ISAs and the complicated case of inheritance tax
As the returns generated from ISAs are free of capital gains and income tax, they are commonly used for the purpose of building up a retirement fund. However there is no protection against inheritance tax, which means 40% of the funds held within the ISA could be handed to the government on death. It is therefore important to fully understand how savings and other wealth can be used in retirement, while maximising the benefits for the next generation.
Although the surviving spouse does not automatically inherit their deceased spouse’s ISA – it is distributed in accordance to their Will, or intestacy if a Will does not exist – any funds that are left to the surviving spouse are free of inheritance tax. As stated above, any funds that are inherited by an individual who is not a surviving spouse could be subject to inheritance tax if the value of the funds surpass the deceased’s remaining nil rate band.

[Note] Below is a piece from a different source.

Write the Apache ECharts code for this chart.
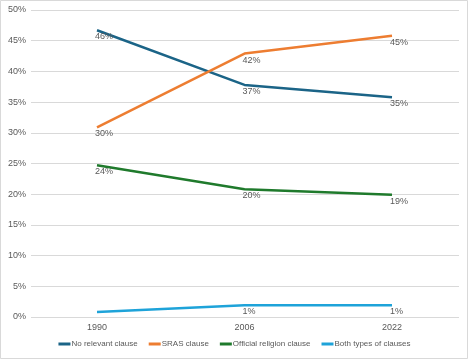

On a more positive note, irrespective of who is to inherit the ISA the surviving spouse can still apply for Additional Permitted Subscription (APS). This gives them an increased ISA allowance equal to their deceased spouse’s ISA funds at the date of death, which can be utilised with their own capital.

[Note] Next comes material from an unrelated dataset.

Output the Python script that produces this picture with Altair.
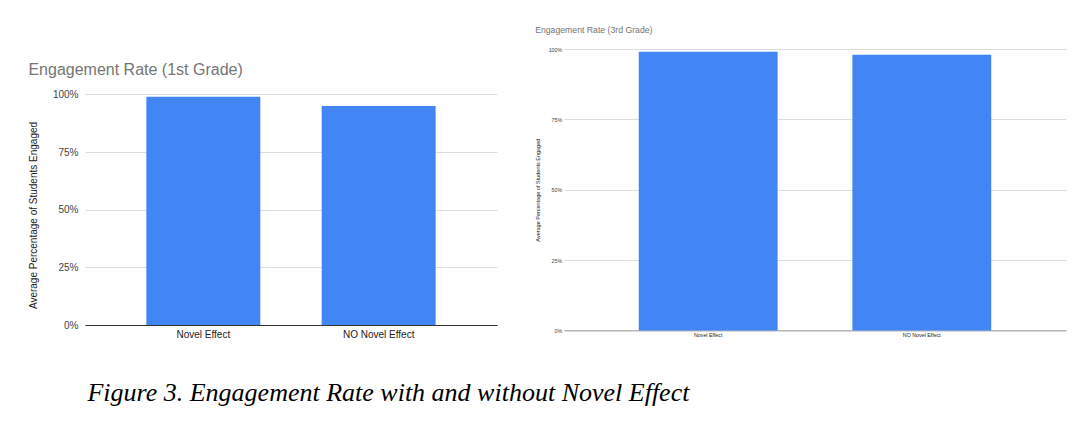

The surviving spouse can either register the APS with the deceased spouse’s ISA manager or with an ISA manager of their own choice. Additionally, the type of ISA used by the deceased does not have to match the ISA for which the APS is being applied to, i.e an APS from a deceased’s Cash ISA can be applied to Stock and Shares ISA in the survivor’s name. It is also possible to have multiple APS’ with different providers, resulting in an APS for each ISA. However, it should be noted that once the APS is assigned to an ISA, only that particular ISA can receive the increased subscriptions.
It is possible for the surviving spouse to spread the APS over three years starting from the date of death, which is helpful if they have insufficient liquid assets to utilise the entire APS in one go.
It is important to remember that the ISA wrapper – along with its capital gains and income tax exemptions – will disappear on the death of the owner, and the APS is equal to the value of the ISA on the date of death. Therefore any investment growth between the date of death and the utilisation of the APS will not be permitted to be contributed into an ISA if the surviving spouse has already utilised their annual ISA allowance, and will therefore be subject to capital gains and income tax. However, the intention of the government is to introduce legislation that will make income and capital gains generated from an ISA of the deceased tax-exempt during the administration of the estate. This is due to come into effect on 6 April 2018.
For the purpose of maximising the tax efficiency of your retirement planning, it should be noted that although an ISA of the deceased will not be subject to inheritance tax if left to the surviving spouse (thanks to the spousal exemption rules for inheritance tax), it will eventually be subject to inheritance tax on the second death. It is therefore usually wise to use the funds in your ISAs before using your pension fund to fund retirement since any funds remaining within the pension will escape inheritance tax regardless of who will inherit the pension.